Many students hold jobs with their schools. For example, many graduate students serve as teaching assistants. The students often receive compensation for this work, whether direct compensation or credit toward their education costs.

The question of interest under the National Labor Relations Act (NLRA) is whether these students qualify as “employees” who have the right to form or join a union. Specifically, that is, a union that would negotiate on their behalf with the school over the terms and conditions of their employment.

This question has even come up in recent years regarding college football players. Should they be able to unionize because they receive a scholarship to play football?

(Note: The NLRB only has jurisdiction over private, non-governmental employers. Accordingly, public colleges and universities are outside its jurisdiction. However, the many private schools in the country are within its purview.)

Historical Approach

For many years, the NLRB has interpreted the NLRA primarily through adjudicating cases. It rarely used formal rulemaking to establish legally binding interpretations of the law. The Board’s adjudicative approach has increasingly produced a back-and-forth pendulum on many contentious issues. As a result, the labor law’s protections depend more and more on which party controls the NLRB.

In 1974, the NLRB ruled in a case involving Stanford University that graduate student research assistants are not “employees”. Instead, the Board ruled, they were “primarily students”. This decision kept college students out of unions for more than 25 years.

Then, in 2000, the NLRB held for the first time that certain New York University graduate students were employees under the NLRA. That conclusion was reversed, however, just 4 years later in a case involving Brown University.

Most recently, the NLRB went back in the direction of its NYU decision, and beyond. In 2016, the Board ruled that both graduate and undergraduate students at Columbia University could qualify for the NLRA’s protections as employees, even if their positions were externally funded.

Proposed Rule to Exclude Students from Unions

Seeking to stop the bouncing ball, the current NLRB has shifted toward rulemaking on significant labor policy issues. On the student-employee issue, the Republican Board majority takes a position that would keep students out of unions. In other words, the NLRB would not assert jurisdiction over them under the NLRA.

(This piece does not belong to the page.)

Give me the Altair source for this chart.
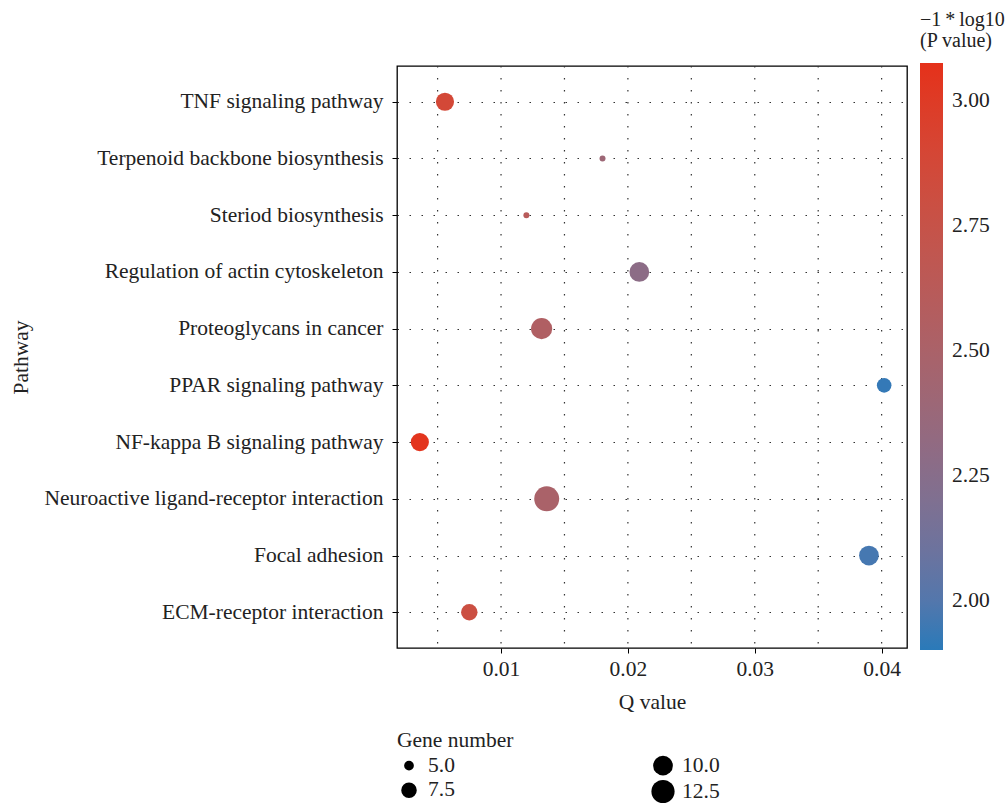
import altair as alt
import pandas as pd

pathways = [
    "TNF signaling pathway",
    "Terpenoid backbone biosynthesis",
    "Steriod biosynthesis",
    "Regulation of actin cytoskeleton",
    "Proteoglycans in cancer",
    "PPAR signaling pathway",
    "NF-kappa B signaling pathway",
    "Neuroactive ligand-receptor interaction",
    "Focal adhesion",
    "ECM-receptor interaction",
]
q_values = [0.00558, 0.0180, 0.0120, 0.0209, 0.0132, 0.0402, 0.0036, 0.0136, 0.0390, 0.0075]
gene_numbers = [9, 4, 4, 10, 11, 7, 9, 14, 10, 8]
neg_log_p = [2.88, 2.40, 2.62, 2.28, 2.55, 1.92, 3.05, 2.50, 1.96, 2.80]

x_grid = [0.005, 0.010, 0.015, 0.020, 0.025, 0.030, 0.035, 0.040]
x_ticks = [0.01, 0.02, 0.03, 0.04]
color_ticks = [2.0, 2.25, 2.5, 2.75, 3.0]
size_legend_values = [5.0, 7.5, 10.0, 12.5]

df = pd.DataFrame({
    "pathway": pathways,
    "q": q_values,
    "genes": gene_numbers,
    "logp": neg_log_p,
})
grid_df = pd.DataFrame({"q": x_grid})

FONT = "Liberation Serif"
FS = 21.5
TXT = "#222"

x_scale = alt.Scale(domain=[0.0018, 0.042], nice=False, zero=False)
x_axis = alt.Axis(values=x_ticks, format=".2f", title="Q value", grid=False,
                  tickSize=5, tickColor="black", labelFontSize=FS, titleFontSize=FS,
                  labelPadding=5, titlePadding=12, titleFontWeight="normal",
                  labelColor=TXT, titleColor=TXT, domain=False)

grid = alt.Chart(grid_df).mark_rule(
    color="#333", strokeWidth=1.2, strokeDash=[1.5, 10.5]
).encode(x=alt.X("q:Q", scale=x_scale, axis=x_axis))

points = alt.Chart(df).mark_circle(opacity=1).encode(
    x=alt.X("q:Q", scale=x_scale, axis=x_axis),
    y=alt.Y("pathway:N", sort=pathways,
            scale=alt.Scale(type="point", padding=0.63),
            axis=alt.Axis(title="Pathway", grid=True, gridDash=[1.5, 10.5],
                          gridColor="#333", gridWidth=1.2, tickSize=5,
                          tickColor="black", labelFontSize=FS, titleFontSize=FS,
                          titleFontWeight="normal", labelPadding=9, labelLimit=600,
                          labelColor=TXT, titleColor=TXT, domain=False,
                          titleX=-365, titleY=291)),
    color=alt.Color("logp:Q",
                    scale=alt.Scale(domain=[1.902, 3.076], range=["#2A7AB9", "#E5311A"],
                                    interpolate="lab"),
                    legend=alt.Legend(orient="none", legendX=523, legendY=-56,
                                      title=["\u22121\u2009*\u2009log10", "(P value)"],
                                      gradientLength=587, gradientThickness=23,
                                      gradientStrokeWidth=0,
                                      values=color_ticks, format=".2f",
                                      titleFontSize=20, labelFontSize=FS,
                                      titleLineHeight=21,
                                      titleFontWeight="normal", titleColor=TXT,
                                      labelColor=TXT, labelOffset=9,
                                      titlePadding=12, titleLimit=200)),
    size=alt.Size("genes:Q",
                  scale=alt.Scale(domain=[4, 14], range=[36, 625], zero=False),
                  legend=alt.Legend(orient="none", legendX=0, legendY=664,
                                    title="Gene number", direction="vertical",
                                    columns=2, columnPadding=196,
                                    values=size_legend_values, format=".1f",
                                    symbolFillColor="black", symbolStrokeWidth=0,
                                    symbolOpacity=1, labelOffset=7,
                                    titleFontSize=FS, labelFontSize=FS,
                                    titleFontWeight="normal", titleColor=TXT,
                                    labelColor=TXT, rowPadding=2, titlePadding=3)),
)

chart = alt.layer(grid, points).properties(
    width=510, height=582,
    autosize="none",
    padding={"left": 397, "top": 66, "right": 99, "bottom": 157},
).configure(font=FONT).configure_view(stroke="black", strokeWidth=1.3)

chart.save("out.html", embed_options={"renderer": "svg", "actions": False})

As an exception to standard jurisdiction over private colleges and universities, the proposed rule provides:

“Students who perform any services, including, but not limited to, teaching or research assistance, at a private college or university in connection with their undergraduate or graduate studies are not employees within the meaning of Section 2(3) of the [NLRA].”

Comment Period

As required under federal law, the NLRB has allowed time for the public to comment on the proposed rule.

Interested parties can file comments up until December 16, 2019. In addition, comments responding to other comments can be filed until December 30, 2019.

Given these deadlines, the NLRB will not be able to issue a final rule this year. However, it is likely there will be a final rule that will keep college and university students out of unions beginning in 2020.

What This Means for Employers

If you work for a private college or university, the potential impact is somewhat apparent . . . at least in the short term. With this change, students who work for the school will not have rights under the NLRA to engage in collective activity for their mutual aid and protection. They will not be able to join unions if the employer objects. But, if the political tides shift in Washington, the rule could be eliminated or revised in the future.

For other private employers, this signals a trend toward pro-employer rulemaking by the NLRB. Generally, this is a positive sign of greater leeway to run your business. But, again, the trend could be shortlived. Employers will continue to be at the mercy of the party that controls the NLRB–generally, the one that holds the Presidency. So, you can never get too comfortable in your understanding of the NLRA’s impact on your workplace.